Hiking shoes, camping gear and North Face coats will replace boxes of Miracle-Gro, garden tools and bags of mulch.

On Thursday, a 101-year-old building in downtown Roanoke changed hands for the first time in a century.

A Natural Bridge couple, retailers Tina and Kirk Miller, purchased the former Agnew Seed building on Market Street for $551,250 during an auction held inside this historic storefront. The Millers plan to shift one of their downtown Roanoke stores, Walkabout Outfitter, into the space. They own two Walkabout stores, selling outdoor apparel and supplies, and two Ladles & Linens shops, which sell kitchen supplies.
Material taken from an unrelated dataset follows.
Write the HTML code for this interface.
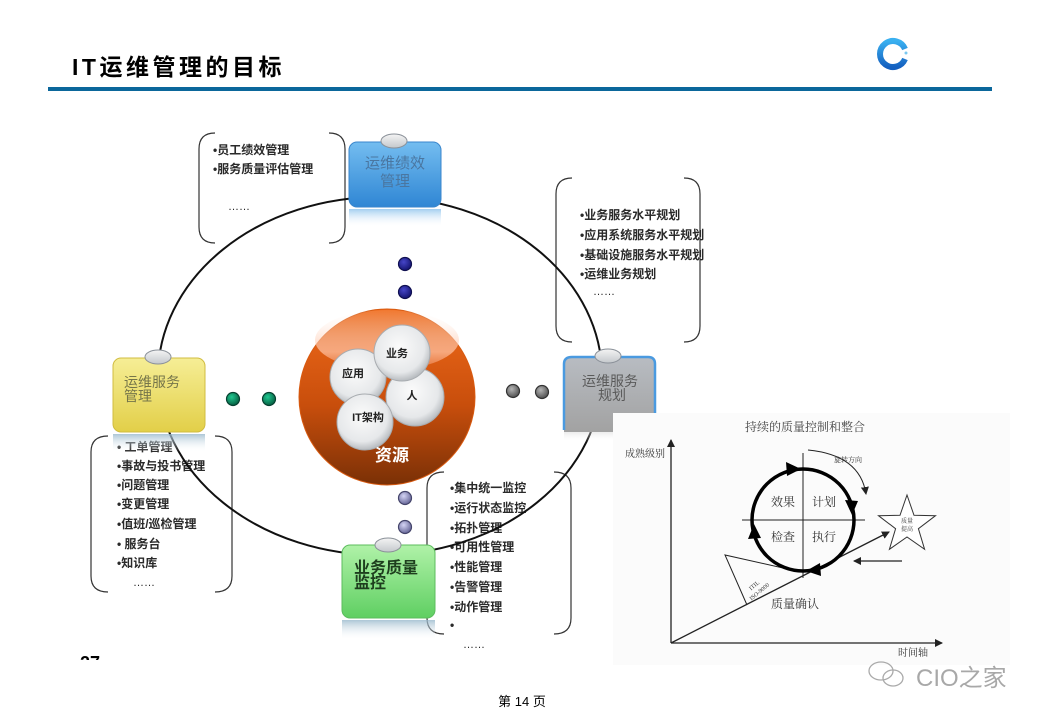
<!DOCTYPE html>
<html><head><meta charset="utf-8"><style>
html,body{margin:0;padding:0;background:#fff;}
svg{display:block;}
.cj{font-family:"Liberation Sans","Noto Sans CJK SC",sans-serif;}
.sf{font-family:"Liberation Serif","Noto Serif CJK SC",serif;}
</style></head><body>
<svg width="1040" height="720" viewBox="0 0 1040 720" xmlns="http://www.w3.org/2000/svg">
<defs>
<linearGradient id="gBlue" x1="0" y1="0" x2="0" y2="1"><stop offset="0" stop-color="#74bdf0"/><stop offset="1" stop-color="#2f86d4"/></linearGradient>
<linearGradient id="gYel" x1="0" y1="0" x2="0" y2="1"><stop offset="0" stop-color="#f6ee96"/><stop offset="1" stop-color="#e2cf48"/></linearGradient>
<linearGradient id="gGrn" x1="0" y1="0" x2="0" y2="1"><stop offset="0" stop-color="#b0f2a8"/><stop offset="1" stop-color="#5fcf62"/></linearGradient>
<linearGradient id="gGray" x1="0" y1="0" x2="0" y2="1"><stop offset="0" stop-color="#b8bcc2"/><stop offset="1" stop-color="#a2a2a2"/></linearGradient>
<linearGradient id="rBlue" x1="0" y1="0" x2="0" y2="1"><stop offset="0" stop-color="#8cc2ec" stop-opacity=".8"/><stop offset="1" stop-color="#ffffff" stop-opacity="0"/></linearGradient>
<linearGradient id="rCyan" x1="0" y1="0" x2="0" y2="1"><stop offset="0" stop-color="#98b8cc" stop-opacity=".8"/><stop offset="1" stop-color="#ffffff" stop-opacity="0"/></linearGradient>
<linearGradient id="rGray" x1="0" y1="0" x2="0" y2="1"><stop offset="0" stop-color="#a4a4a4"/><stop offset="1" stop-color="#ffffff" stop-opacity="0"/></linearGradient>
<linearGradient id="gKnob" x1="0" y1="0" x2="0" y2="1"><stop offset="0" stop-color="#f4f4f4"/><stop offset="1" stop-color="#c4c8cc"/></linearGradient>
<linearGradient id="gOrange" x1="0" y1="0" x2="0" y2="1"><stop offset="0" stop-color="#f06a1a"/><stop offset=".55" stop-color="#c84e0c"/><stop offset="1" stop-color="#7a3006"/></linearGradient>
<linearGradient id="gHi" x1="0" y1="0" x2="0" y2="1"><stop offset="0" stop-color="#ffffff" stop-opacity=".1"/><stop offset=".7" stop-color="#ffc0a0" stop-opacity=".75"/><stop offset="1" stop-color="#ffb090" stop-opacity=".3"/></linearGradient>
<radialGradient id="gBub" cx=".45" cy=".4" r=".6"><stop offset="0" stop-color="#fbfbfb"/><stop offset=".75" stop-color="#e6e8ea"/><stop offset="1" stop-color="#b8bcc0"/></radialGradient>
<radialGradient id="dNavy" cx=".4" cy=".35" r=".6"><stop offset="0" stop-color="#4646c8"/><stop offset="1" stop-color="#181878"/></radialGradient>
<radialGradient id="dGrn" cx=".4" cy=".35" r=".6"><stop offset="0" stop-color="#20c890"/><stop offset="1" stop-color="#086848"/></radialGradient>
<radialGradient id="dGray" cx=".4" cy=".35" r=".6"><stop offset="0" stop-color="#b4b4b4"/><stop offset="1" stop-color="#5a5a5a"/></radialGradient>
<radialGradient id="dLav" cx=".4" cy=".35" r=".6"><stop offset="0" stop-color="#d4d4f4"/><stop offset="1" stop-color="#7070a0"/></radialGradient>
<linearGradient id="gLogo" x1="0" y1="0" x2="0" y2="1"><stop offset="0" stop-color="#3ab0f0"/><stop offset="1" stop-color="#1460c0"/></linearGradient>
<marker id="ar" markerWidth="8" markerHeight="8" refX="7" refY="4" orient="auto" markerUnits="userSpaceOnUse"><path d="M0,0 L8,4 L0,8 z" fill="#222"/></marker>
<clipPath id="c27"><rect x="70" y="653" width="40" height="7"/></clipPath>
</defs>

<!-- Header -->
<text x="72" y="75" class="cj" font-size="23" font-weight="bold" letter-spacing="3.5" fill="#000">IT运维管理的目标</text>
<rect x="48" y="87" width="944" height="4" fill="#0b679b"/>
<path d="M905,49 A13,13 0 1 0 905,59" fill="none" stroke="url(#gLogo)" stroke-width="6"/>
<circle cx="906" cy="53" r="1.5" fill="#7ac8f0"/>

<!-- Bracket lists -->
<g fill="none" stroke="#333" stroke-width="1.2">
<path d="M215,133 Q199,133 199,149 L199,227 Q199,243 215,243"/>
<path d="M329,133 Q345,133 345,149 L345,227 Q345,243 329,243"/>
<path d="M572,178 Q556,178 556,194 L556,326 Q556,342 572,342"/>
<path d="M684,178 Q700,178 700,194 L700,326 Q700,342 684,342"/>
<path d="M108,436 Q91,436 91,452 L91,576 Q91,592 108,592"/>
<path d="M215,436 Q232,436 232,452 L232,576 Q232,592 215,592"/>
<path d="M444,472 Q427,472 427,488 L427,618 Q427,634 444,634"/>
<path d="M554,472 Q571,472 571,488 L571,618 Q571,634 554,634"/>
</g>
<g class="cj" font-size="12" font-weight="bold" fill="#2a2a2a">
<text x="213" y="154">•员工绩效管理</text>
<text x="213" y="173">•服务质量评估管理</text>
<text x="580" y="219">•业务服务水平规划</text>
<text x="580" y="239">•应用系统服务水平规划</text>
<text x="580" y="259">•基础设施服务水平规划</text>
<text x="580" y="278">•运维业务规划</text>
<text x="117" y="451">•  工单管理</text>
<text x="117" y="470">•事故与投书管理</text>
<text x="117" y="489">•问题管理</text>
<text x="117" y="508">•变更管理</text>
<text x="117" y="528">•值班/巡检管理</text>
<text x="117" y="548">•  服务台</text>
<text x="117" y="567">•知识库</text>
<text x="450" y="492">•集中统一监控</text>
<text x="450" y="512">•运行状态监控</text>
<text x="450" y="532">•拓扑管理</text>
<text x="450" y="551">•可用性管理</text>
<text x="450" y="571">•性能管理</text>
<text x="450" y="591">•告警管理</text>
<text x="450" y="611">•动作管理</text>
<text x="450" y="629">•</text>
</g>
<g font-family="Liberation Sans, sans-serif" font-size="11" fill="#222">
<text x="228" y="210">……</text>
<text x="593" y="295">……</text>
<text x="133" y="586">……</text>
<text x="463" y="648">……</text>
</g>

<!-- Big ellipse -->
<ellipse cx="380" cy="376" rx="222" ry="179" fill="none" stroke="#111" stroke-width="2"/>

<!-- Dots -->
<g stroke-width="1.2">
<circle cx="405" cy="264" r="6.5" fill="url(#dNavy)" stroke="#101050"/>
<circle cx="405" cy="292" r="6.5" fill="url(#dNavy)" stroke="#101050"/>
<circle cx="233" cy="399" r="6.5" fill="url(#dGrn)" stroke="#064030"/>
<circle cx="269" cy="399" r="6.5" fill="url(#dGrn)" stroke="#064030"/>
<circle cx="513" cy="391" r="6.5" fill="url(#dGray)" stroke="#333"/>
<circle cx="542" cy="392" r="6.5" fill="url(#dGray)" stroke="#333"/>
<circle cx="405" cy="498" r="6.5" fill="url(#dLav)" stroke="#44446a"/>
<circle cx="405" cy="527" r="6.5" fill="url(#dLav)" stroke="#44446a"/>
</g>

<!-- Central sphere -->
<circle cx="387" cy="397" r="88" fill="url(#gOrange)" stroke="#d85a10" stroke-width="1"/>
<ellipse cx="387" cy="340" rx="72" ry="30" fill="url(#gHi)"/>
<g stroke="#a8acb0" stroke-width="1">
<circle cx="415" cy="397" r="29" fill="url(#gBub)"/>
<circle cx="358" cy="377" r="28" fill="url(#gBub)"/>
<circle cx="402" cy="353" r="28" fill="url(#gBub)"/>
<circle cx="365" cy="422" r="28" fill="url(#gBub)"/>
</g>
<g class="cj" font-size="11" font-weight="bold" fill="#222" text-anchor="middle">
<text x="353" y="377">应用</text>
<text x="397" y="357">业务</text>
<text x="412" y="399">人</text>
<text x="368" y="421">IT架构</text>
</g>
<text x="392" y="461" class="cj" font-size="17" font-weight="bold" fill="#fff" text-anchor="middle">资源</text>

<!-- Blue box: 运维绩效管理 -->
<rect x="349" y="209" width="92" height="18" fill="url(#rBlue)"/>
<rect x="349" y="142" width="92" height="65" rx="8" fill="url(#gBlue)" stroke="#3a86cc" stroke-width="1"/>
<ellipse cx="394" cy="141" rx="13" ry="7" fill="url(#gKnob)" stroke="#8a9098"/>
<g class="cj" font-size="15" fill="#4a76a0" text-anchor="middle">
<text x="395" y="168">运维绩效</text>
<text x="395" y="186">管理</text>
</g>

<!-- Yellow box: 运维服务管理 -->
<rect x="113" y="434" width="92" height="18" fill="url(#rCyan)"/>
<rect x="113" y="358" width="92" height="74" rx="8" fill="url(#gYel)" stroke="#d0bc40" stroke-width="1"/>
<ellipse cx="158" cy="357" rx="13" ry="7" fill="url(#gKnob)" stroke="#8a9098"/>
<g class="cj" font-size="14" fill="#75754a">
<text x="124" y="387">运维服务</text>
<text x="124" y="401">管理</text>
</g>

<!-- Green box: 业务质量监控 -->
<rect x="342" y="620" width="93" height="20" fill="url(#rCyan)"/>
<rect x="342" y="545" width="93" height="73" rx="8" fill="url(#gGrn)" stroke="#5cbc5e" stroke-width="1"/>
<ellipse cx="388" cy="545" rx="13" ry="7" fill="url(#gKnob)" stroke="#8a9098"/>
<g class="cj" font-size="16" font-weight="bold" fill="#1e3e1e">
<text x="354" y="573">业务质量</text>
<text x="354" y="588">监控</text>
</g>

<!-- Planning box: 运维服务规划 -->
<rect x="564" y="420" width="49" height="22" fill="url(#rGray)"/>
<path d="M564,364 Q564,357 572,357 L648,357 Q655,357 655,364 L655,432 L564,432 Z" fill="url(#gGray)"/>
<path d="M564,430 L564,364 Q564,357 572,357 L648,357 Q655,357 655,364 L655,414" fill="none" stroke="#4a9ae0" stroke-width="2.5"/>
<ellipse cx="608" cy="356" rx="13" ry="7" fill="url(#gKnob)" stroke="#8a9098"/>
<g class="cj" font-size="14" fill="#5a5a5a" text-anchor="middle">
<text x="610" y="386">运维服务</text>
<text x="612" y="400">规划</text>
</g>

<!-- Chart -->
<rect x="613" y="413" width="397" height="252" fill="#fbfbfb"/>
<text x="805" y="431" class="sf" font-size="12" fill="#444" text-anchor="middle">持续的质量控制和整合</text>
<g stroke="#222" stroke-width="1.3" fill="none">
<line x1="671" y1="643" x2="671" y2="440" marker-end="url(#ar)"/>
<line x1="671" y1="643" x2="942" y2="643" marker-end="url(#ar)"/>
<line x1="671" y1="643" x2="889" y2="532" marker-end="url(#ar)"/>
<line x1="902" y1="561" x2="854" y2="561" marker-end="url(#ar)"/>
<line x1="742" y1="520" x2="865" y2="520" stroke-width="1"/>
<line x1="803" y1="453" x2="803" y2="578" stroke-width="1"/>
<path d="M747,605 L725,555 L792,570" stroke-width="1"/>
<path d="M808,450 Q860,455 866,494" stroke-width="1" marker-end="url(#ar)"/>
</g>
<circle cx="803" cy="520" r="51" fill="none" stroke="#000" stroke-width="3.5"/>
<g fill="#000">
<path d="M801,469 L786,462 L787,476 Z"/>
<path d="M852,515 L845,500 L858,501 Z"/>
<path d="M806,571 L820,563 L821,576 Z"/>
<path d="M754,524 L748,539 L761,538 Z"/>
</g>
<polygon points="907,495 914,515.3 935.5,515.7 918.4,528.7 924.6,549.3 907,537 889.4,549.3 895.6,528.7 878.5,515.7 900,515.3" fill="#fff" stroke="#333" stroke-width="1"/>
<g class="sf" fill="#333">
<text x="645" y="457" font-size="10" text-anchor="middle">成熟级别</text>
<text x="913" y="656" font-size="10" text-anchor="middle">时间轴</text>
<text x="783" y="506" font-size="12" text-anchor="middle">效果</text>
<text x="824" y="506" font-size="12" text-anchor="middle">计划</text>
<text x="783" y="541" font-size="12" text-anchor="middle">检查</text>
<text x="824" y="541" font-size="12" text-anchor="middle">执行</text>
<text x="795" y="608" font-size="12" text-anchor="middle">质量确认</text>
<text x="848" y="462" font-size="7" text-anchor="middle">旋转方向</text>
<text x="907" y="523" font-size="6" text-anchor="middle">质量</text>
<text x="907" y="531" font-size="6" text-anchor="middle">提高</text>
<g transform="translate(758,590) rotate(-40)" font-size="6" text-anchor="middle"><text x="0" y="-4">ITIL</text><text x="0" y="4">ISO-9000</text></g>
</g>

<!-- Footer -->
<text x="80" y="669" clip-path="url(#c27)" font-family="Liberation Sans, sans-serif" font-size="18" font-weight="bold" fill="#000">27</text>
<g fill="none" stroke="#aaa" stroke-width="1.3">
<ellipse cx="881" cy="671" rx="12" ry="9"/>
<ellipse cx="893" cy="678" rx="10" ry="8"/>
</g>
<text x="916" y="686" class="cj" font-size="24" fill="#a8a8a8">CIO之家</text>
<text x="522" y="706" class="cj" font-size="13" fill="#000" text-anchor="middle">第 14 页</text>
</svg>
</body></html>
Both retailers have locations in downtown Roanoke and downtown Lexington.

Just before the auction at 1 p.m, a standing-room-only crowd squeezed into the narrow seed shop at 301 Market St., with its weathered wood floors and tin ceiling.

Video: At the auction

Video by Sam Dean, Seth Gitner | The Roanoke Times

Auctioneer Russell Seneff suggested an opening bid of $800,000, but the figure quickly dropped to $500,000. It didn't go up much from there.

"Don't think coulda, woulda, shoulda," Seneff said, trying to coax high bids and potential buyers.

The Millers' bid of $525,000 was the highest of several bids offered. There were 12 total registered bidders for the building. The contract price, due in full on April 6, includes a 5 percent buyers premium.

"When we came here, we thought 'it's not going to happen,' " Tina Miller said. She and Kirk figured that the building would sell for more than they planned to bid, which was $525,000 maximum. Their desire is to own retail space.

"We've rented for many years," Kirk Miller said. The couple are not planning extensive renovations to the shop.

This year, the 4,750-square-foot Agnew Seed structure was assessed at $308,600, according to city records. There were a few pre-auction offers for the building, but Jim Woltz, owner and president of Woltz & Associates in Roanoke, would not disclose the amount of the offers. His real estate company conducted the auction.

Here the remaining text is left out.